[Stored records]

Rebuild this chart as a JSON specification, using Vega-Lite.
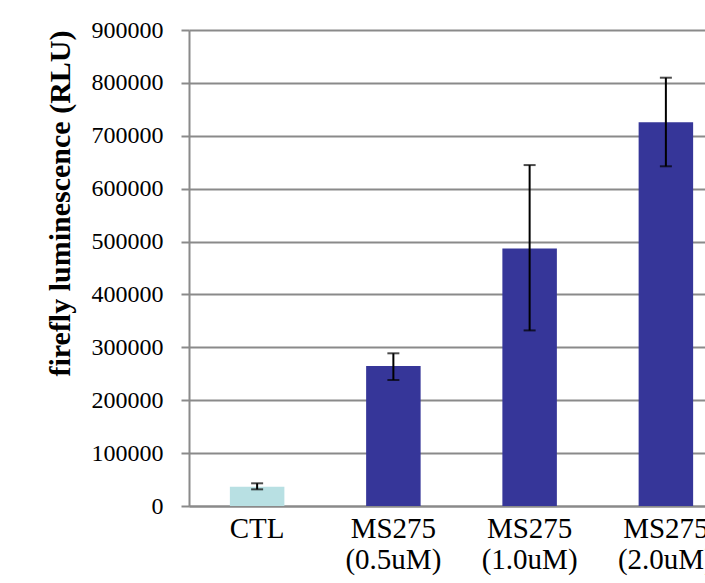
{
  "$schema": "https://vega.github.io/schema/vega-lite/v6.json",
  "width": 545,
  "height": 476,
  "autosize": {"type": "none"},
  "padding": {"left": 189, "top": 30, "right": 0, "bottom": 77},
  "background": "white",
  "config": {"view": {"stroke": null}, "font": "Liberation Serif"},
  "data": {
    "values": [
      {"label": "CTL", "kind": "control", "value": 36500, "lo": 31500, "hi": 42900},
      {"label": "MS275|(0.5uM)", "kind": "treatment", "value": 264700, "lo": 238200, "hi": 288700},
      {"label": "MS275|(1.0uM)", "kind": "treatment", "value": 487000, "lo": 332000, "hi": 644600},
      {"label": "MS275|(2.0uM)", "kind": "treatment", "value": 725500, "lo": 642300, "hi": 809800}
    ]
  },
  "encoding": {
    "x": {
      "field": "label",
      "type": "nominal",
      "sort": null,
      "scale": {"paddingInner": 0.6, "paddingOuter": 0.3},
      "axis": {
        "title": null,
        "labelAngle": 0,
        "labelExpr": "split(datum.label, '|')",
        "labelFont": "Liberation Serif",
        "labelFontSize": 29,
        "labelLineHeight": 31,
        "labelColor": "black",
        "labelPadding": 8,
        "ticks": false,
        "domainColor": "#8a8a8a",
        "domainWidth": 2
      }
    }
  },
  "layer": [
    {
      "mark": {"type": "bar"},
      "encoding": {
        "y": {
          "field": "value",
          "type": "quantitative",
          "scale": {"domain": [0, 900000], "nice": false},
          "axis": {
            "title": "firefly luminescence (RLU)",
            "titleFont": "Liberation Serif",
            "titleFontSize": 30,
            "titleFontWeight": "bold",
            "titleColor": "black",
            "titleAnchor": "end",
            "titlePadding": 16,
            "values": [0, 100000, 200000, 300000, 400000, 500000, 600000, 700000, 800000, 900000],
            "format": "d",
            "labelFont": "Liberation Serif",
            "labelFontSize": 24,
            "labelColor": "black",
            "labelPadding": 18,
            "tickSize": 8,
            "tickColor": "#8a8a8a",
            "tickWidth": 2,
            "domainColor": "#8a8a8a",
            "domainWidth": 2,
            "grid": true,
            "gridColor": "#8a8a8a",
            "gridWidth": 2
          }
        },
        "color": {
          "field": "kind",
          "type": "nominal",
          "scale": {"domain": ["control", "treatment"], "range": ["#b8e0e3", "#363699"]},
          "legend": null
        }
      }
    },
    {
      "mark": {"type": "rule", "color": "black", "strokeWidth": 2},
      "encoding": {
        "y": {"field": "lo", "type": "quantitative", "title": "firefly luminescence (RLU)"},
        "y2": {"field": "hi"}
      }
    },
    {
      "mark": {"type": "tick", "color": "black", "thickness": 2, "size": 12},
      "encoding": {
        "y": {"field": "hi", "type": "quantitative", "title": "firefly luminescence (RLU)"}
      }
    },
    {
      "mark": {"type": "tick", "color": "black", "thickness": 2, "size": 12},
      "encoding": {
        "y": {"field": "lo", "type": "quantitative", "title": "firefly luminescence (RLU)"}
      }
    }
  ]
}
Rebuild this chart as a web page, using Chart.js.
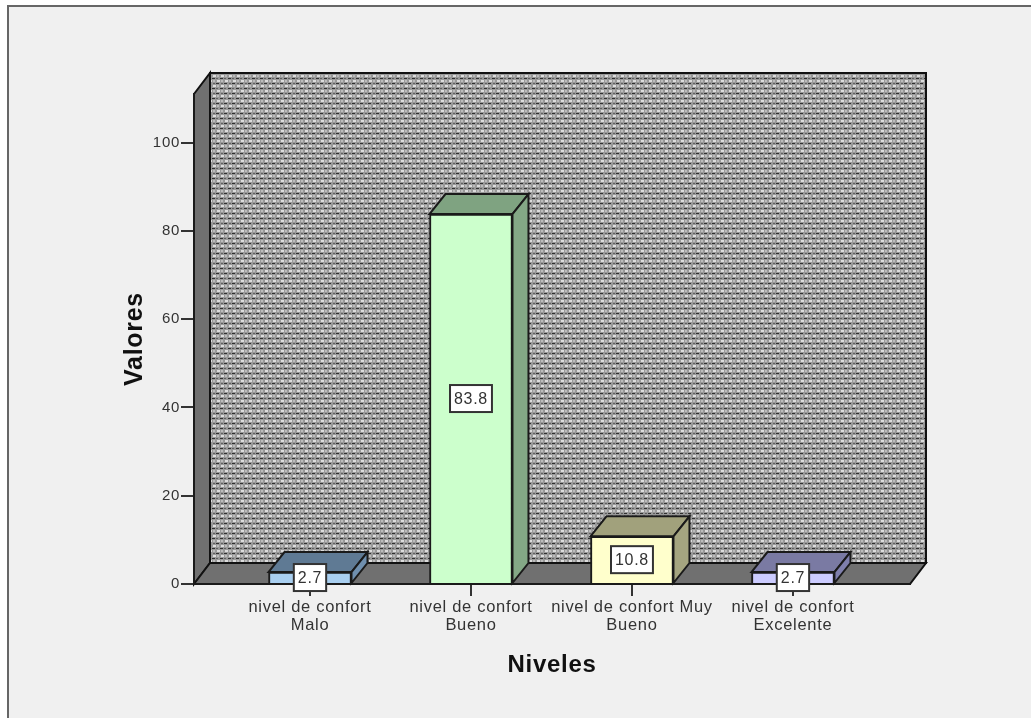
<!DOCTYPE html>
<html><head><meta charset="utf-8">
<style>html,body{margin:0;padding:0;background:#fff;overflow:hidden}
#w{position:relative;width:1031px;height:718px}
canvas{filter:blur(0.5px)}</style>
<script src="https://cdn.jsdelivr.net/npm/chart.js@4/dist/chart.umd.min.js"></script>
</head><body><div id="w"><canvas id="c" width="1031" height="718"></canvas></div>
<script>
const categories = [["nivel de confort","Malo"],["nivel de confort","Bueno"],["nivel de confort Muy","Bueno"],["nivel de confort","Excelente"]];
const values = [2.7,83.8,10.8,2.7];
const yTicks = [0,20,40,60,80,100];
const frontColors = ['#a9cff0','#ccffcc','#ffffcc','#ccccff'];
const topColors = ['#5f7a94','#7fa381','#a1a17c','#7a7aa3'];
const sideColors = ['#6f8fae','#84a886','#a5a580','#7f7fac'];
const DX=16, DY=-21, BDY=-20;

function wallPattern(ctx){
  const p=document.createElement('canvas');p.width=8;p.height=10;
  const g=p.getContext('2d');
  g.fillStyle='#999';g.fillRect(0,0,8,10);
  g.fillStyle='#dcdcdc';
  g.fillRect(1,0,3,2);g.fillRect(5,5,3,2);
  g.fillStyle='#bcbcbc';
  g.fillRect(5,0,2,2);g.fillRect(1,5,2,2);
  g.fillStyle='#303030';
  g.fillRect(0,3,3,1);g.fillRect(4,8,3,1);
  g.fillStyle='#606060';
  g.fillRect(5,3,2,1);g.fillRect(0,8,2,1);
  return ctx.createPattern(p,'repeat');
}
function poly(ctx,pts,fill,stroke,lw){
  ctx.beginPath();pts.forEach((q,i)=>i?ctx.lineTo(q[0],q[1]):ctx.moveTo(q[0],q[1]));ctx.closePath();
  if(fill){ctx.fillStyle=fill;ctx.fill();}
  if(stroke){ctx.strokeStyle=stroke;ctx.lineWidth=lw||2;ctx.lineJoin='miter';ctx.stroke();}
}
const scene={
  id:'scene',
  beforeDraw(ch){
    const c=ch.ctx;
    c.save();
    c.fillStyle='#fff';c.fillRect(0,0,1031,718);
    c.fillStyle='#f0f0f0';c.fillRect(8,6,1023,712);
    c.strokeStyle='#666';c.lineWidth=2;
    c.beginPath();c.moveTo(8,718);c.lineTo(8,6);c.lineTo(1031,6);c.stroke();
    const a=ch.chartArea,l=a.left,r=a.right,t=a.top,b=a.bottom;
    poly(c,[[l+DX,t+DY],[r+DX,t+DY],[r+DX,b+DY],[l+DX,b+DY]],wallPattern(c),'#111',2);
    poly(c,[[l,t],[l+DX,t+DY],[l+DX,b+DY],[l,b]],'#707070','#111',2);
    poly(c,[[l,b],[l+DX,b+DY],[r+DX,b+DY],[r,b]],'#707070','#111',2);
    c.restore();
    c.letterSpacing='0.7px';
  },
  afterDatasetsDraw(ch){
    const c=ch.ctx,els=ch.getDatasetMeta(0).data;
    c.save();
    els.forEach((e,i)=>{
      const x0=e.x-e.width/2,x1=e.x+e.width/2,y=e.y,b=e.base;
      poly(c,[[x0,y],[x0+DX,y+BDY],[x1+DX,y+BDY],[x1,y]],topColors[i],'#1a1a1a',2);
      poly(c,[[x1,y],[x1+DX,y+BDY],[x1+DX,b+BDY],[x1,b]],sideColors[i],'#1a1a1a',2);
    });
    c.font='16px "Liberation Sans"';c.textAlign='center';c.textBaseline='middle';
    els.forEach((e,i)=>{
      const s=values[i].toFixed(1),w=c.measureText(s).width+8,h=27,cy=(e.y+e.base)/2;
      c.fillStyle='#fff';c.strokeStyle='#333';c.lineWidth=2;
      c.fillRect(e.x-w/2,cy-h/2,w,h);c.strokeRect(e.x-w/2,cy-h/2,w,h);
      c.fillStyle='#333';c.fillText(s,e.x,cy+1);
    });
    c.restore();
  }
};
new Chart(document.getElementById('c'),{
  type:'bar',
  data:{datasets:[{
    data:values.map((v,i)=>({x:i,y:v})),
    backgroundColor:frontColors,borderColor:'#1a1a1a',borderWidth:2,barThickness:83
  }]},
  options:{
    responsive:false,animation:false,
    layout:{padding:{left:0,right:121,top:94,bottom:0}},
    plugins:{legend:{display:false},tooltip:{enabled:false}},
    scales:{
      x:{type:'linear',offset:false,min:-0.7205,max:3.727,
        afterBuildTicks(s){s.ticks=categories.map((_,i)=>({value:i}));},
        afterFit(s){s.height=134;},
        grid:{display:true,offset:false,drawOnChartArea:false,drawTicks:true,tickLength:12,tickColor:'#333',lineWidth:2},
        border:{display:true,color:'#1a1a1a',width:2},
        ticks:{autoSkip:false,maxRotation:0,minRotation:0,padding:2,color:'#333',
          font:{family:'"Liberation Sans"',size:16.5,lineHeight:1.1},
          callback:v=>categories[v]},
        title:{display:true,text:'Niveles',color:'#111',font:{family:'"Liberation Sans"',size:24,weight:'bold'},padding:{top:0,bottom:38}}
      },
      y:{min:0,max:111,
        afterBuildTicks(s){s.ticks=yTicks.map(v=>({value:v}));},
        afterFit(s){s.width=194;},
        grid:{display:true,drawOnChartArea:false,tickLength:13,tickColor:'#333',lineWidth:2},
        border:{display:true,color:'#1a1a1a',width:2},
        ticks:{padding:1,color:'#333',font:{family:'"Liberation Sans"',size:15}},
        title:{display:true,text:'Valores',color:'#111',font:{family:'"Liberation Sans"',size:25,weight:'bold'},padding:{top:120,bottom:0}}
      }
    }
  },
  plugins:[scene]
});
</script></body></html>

• Given instruction
Identify every line where the string "using" appears.

• Finished task
Rebuild this chart as a JSON specification, using Vega-Lite.
Rebuild this chart as a web page, using Chart.js.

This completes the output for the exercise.